◆ **Exercise goal**:
Word for word, copy all the data and drop the pictures.

===============

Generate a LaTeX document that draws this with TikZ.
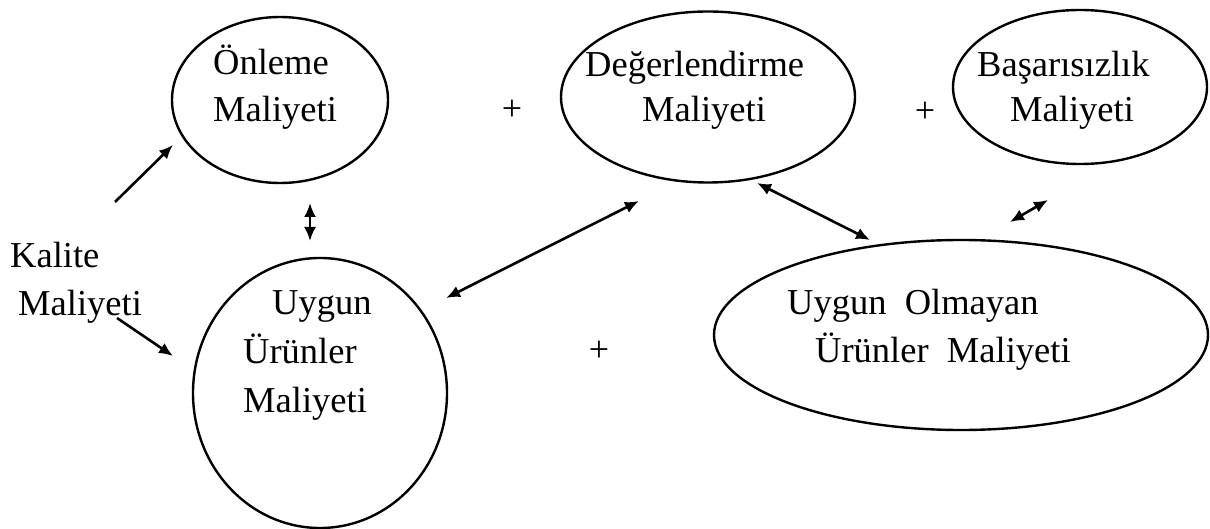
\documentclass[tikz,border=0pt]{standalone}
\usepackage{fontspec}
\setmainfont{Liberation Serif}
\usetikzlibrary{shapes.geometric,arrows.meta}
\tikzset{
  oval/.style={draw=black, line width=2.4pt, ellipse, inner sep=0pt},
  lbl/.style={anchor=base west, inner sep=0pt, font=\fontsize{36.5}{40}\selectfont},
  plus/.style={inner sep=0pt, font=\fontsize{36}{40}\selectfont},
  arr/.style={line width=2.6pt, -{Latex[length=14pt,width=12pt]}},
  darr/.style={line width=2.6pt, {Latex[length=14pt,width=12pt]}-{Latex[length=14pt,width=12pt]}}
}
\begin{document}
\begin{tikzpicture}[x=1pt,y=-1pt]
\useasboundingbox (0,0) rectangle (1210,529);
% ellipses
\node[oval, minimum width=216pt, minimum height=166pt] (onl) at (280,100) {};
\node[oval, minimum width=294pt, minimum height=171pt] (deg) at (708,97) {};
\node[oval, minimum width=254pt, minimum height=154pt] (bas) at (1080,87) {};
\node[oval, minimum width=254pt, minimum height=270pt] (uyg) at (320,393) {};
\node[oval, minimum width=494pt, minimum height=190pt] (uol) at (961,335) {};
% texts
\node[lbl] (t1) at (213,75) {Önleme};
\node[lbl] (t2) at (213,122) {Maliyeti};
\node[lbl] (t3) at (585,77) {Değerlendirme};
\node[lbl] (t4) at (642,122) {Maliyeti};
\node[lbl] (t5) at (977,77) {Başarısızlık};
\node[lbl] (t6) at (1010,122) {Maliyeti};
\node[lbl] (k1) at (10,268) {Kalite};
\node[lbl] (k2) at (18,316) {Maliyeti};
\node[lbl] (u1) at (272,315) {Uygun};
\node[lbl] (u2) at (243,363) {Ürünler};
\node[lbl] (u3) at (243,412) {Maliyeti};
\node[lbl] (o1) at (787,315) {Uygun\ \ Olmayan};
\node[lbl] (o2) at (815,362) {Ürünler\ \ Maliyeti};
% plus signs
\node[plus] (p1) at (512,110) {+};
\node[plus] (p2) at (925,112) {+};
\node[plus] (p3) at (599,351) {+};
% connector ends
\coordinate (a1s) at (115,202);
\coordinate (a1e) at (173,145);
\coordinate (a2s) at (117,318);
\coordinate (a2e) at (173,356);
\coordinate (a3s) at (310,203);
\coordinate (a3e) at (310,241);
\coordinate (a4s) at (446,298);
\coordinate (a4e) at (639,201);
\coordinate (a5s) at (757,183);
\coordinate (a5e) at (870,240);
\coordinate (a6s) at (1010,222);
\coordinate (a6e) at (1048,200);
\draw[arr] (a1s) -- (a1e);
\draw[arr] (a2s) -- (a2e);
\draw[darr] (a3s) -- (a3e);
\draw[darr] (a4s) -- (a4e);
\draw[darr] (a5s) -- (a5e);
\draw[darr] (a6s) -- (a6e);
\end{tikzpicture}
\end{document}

===============

◆ **Written answer**:
Generate a LaTeX document that draws this with TikZ.
\documentclass[tikz,border=0pt]{standalone}
\usepackage{fontspec}
\setmainfont{Liberation Serif}
\usetikzlibrary{shapes.geometric,arrows.meta}
\tikzset{
  oval/.style={draw=black, line width=2.4pt, ellipse, inner sep=0pt},
  lbl/.style={anchor=base west, inner sep=0pt, font=\fontsize{36.5}{40}\selectfont},
  plus/.style={inner sep=0pt, font=\fontsize{36}{40}\selectfont},
  arr/.style={line width=2.6pt, -{Latex[length=14pt,width=12pt]}},
  darr/.style={line width=2.6pt, {Latex[length=14pt,width=12pt]}-{Latex[length=14pt,width=12pt]}}
}
\begin{document}
\begin{tikzpicture}[x=1pt,y=-1pt]
\useasboundingbox (0,0) rectangle (1210,529);
% ellipses
\node[oval, minimum width=216pt, minimum height=166pt] (onl) at (280,100) {};
\node[oval, minimum width=294pt, minimum height=171pt] (deg) at (708,97) {};
\node[oval, minimum width=254pt, minimum height=154pt] (bas) at (1080,87) {};
\node[oval, minimum width=254pt, minimum height=270pt] (uyg) at (320,393) {};
\node[oval, minimum width=494pt, minimum height=190pt] (uol) at (961,335) {};
% texts
\node[lbl] (t1) at (213,75) {Önleme};
\node[lbl] (t2) at (213,122) {Maliyeti};
\node[lbl] (t3) at (585,77) {Değerlendirme};
\node[lbl] (t4) at (642,122) {Maliyeti};
\node[lbl] (t5) at (977,77) {Başarısızlık};
\node[lbl] (t6) at (1010,122) {Maliyeti};
\node[lbl] (k1) at (10,268) {Kalite};
\node[lbl] (k2) at (18,316) {Maliyeti};
\node[lbl] (u1) at (272,315) {Uygun};
\node[lbl] (u2) at (243,363) {Ürünler};
\node[lbl] (u3) at (243,412) {Maliyeti};
\node[lbl] (o1) at (787,315) {Uygun\ \ Olmayan};
\node[lbl] (o2) at (815,362) {Ürünler\ \ Maliyeti};
% plus signs
\node[plus] (p1) at (512,110) {+};
\node[plus] (p2) at (925,112) {+};
\node[plus] (p3) at (599,351) {+};
% connector ends
\coordinate (a1s) at (115,202);
\coordinate (a1e) at (173,145);
\coordinate (a2s) at (117,318);
\coordinate (a2e) at (173,356);
\coordinate (a3s) at (310,203);
\coordinate (a3e) at (310,241);
\coordinate (a4s) at (446,298);
\coordinate (a4e) at (639,201);
\coordinate (a5s) at (757,183);
\coordinate (a5e) at (870,240);
\coordinate (a6s) at (1010,222);
\coordinate (a6e) at (1048,200);
\draw[arr] (a1s) -- (a1e);
\draw[arr] (a2s) -- (a2e);
\draw[darr] (a3s) -- (a3e);
\draw[darr] (a4s) -- (a4e);
\draw[darr] (a5s) -- (a5e);
\draw[darr] (a6s) -- (a6e);
\end{tikzpicture}
\end{document}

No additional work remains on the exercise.